The Black Swan Theory - The Random Moments That Change Everything

Pursuit of Wonder·
5 min read

Based on Pursuit of Wonder's video on YouTube. If you like this content, support the original creators by watching, liking and subscribing to their content.

TL;DR

Black swan events are defined by surprise, outsized impact, and hindsight narratives that make them seem inevitable after the fact.

Briefing

“Black swans” aren’t rare miracles so much as blind spots: events that arrive unexpectedly, hit with outsized force, and then look obvious only after people invent a story to explain them. The term traces back to a time when Europeans believed only white swans existed—an assumption that held until Dutch explorers reported black swans in Australia in 1697. That single observational shock flipped a centuries-long certainty into a metaphor for how fragile human prediction can be when reality stops cooperating.

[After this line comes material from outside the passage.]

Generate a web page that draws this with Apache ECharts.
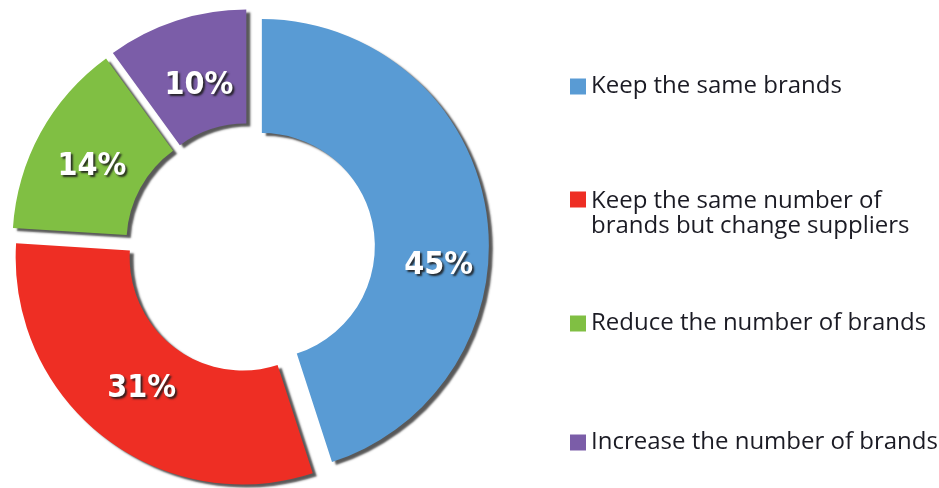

The modern framework comes from statistician and former options trader Nassim Nicholas Taleb, who popularized “black swan events” as having three defining traits: they are surprising, they have immense impact, and they become explainable in hindsight through retrospective rationalization. Taleb’s view is that many of history’s most consequential turning points—scientific discoveries, wars, global disasters, major market shifts, and ideological changes—fit this pattern. Examples cited include the rise of the internet, the 2008 financial crisis, the September 11 attacks, the fall of the Soviet Union, Einstein’s theory of relativity, and the discovery of penicillin. The unsettling takeaway isn’t just that big events can be disruptive; it’s that they can overturn entire systems of logic, knowledge, and prediction, forcing societies to revise what they thought were stable “natural laws” or reliable institutions.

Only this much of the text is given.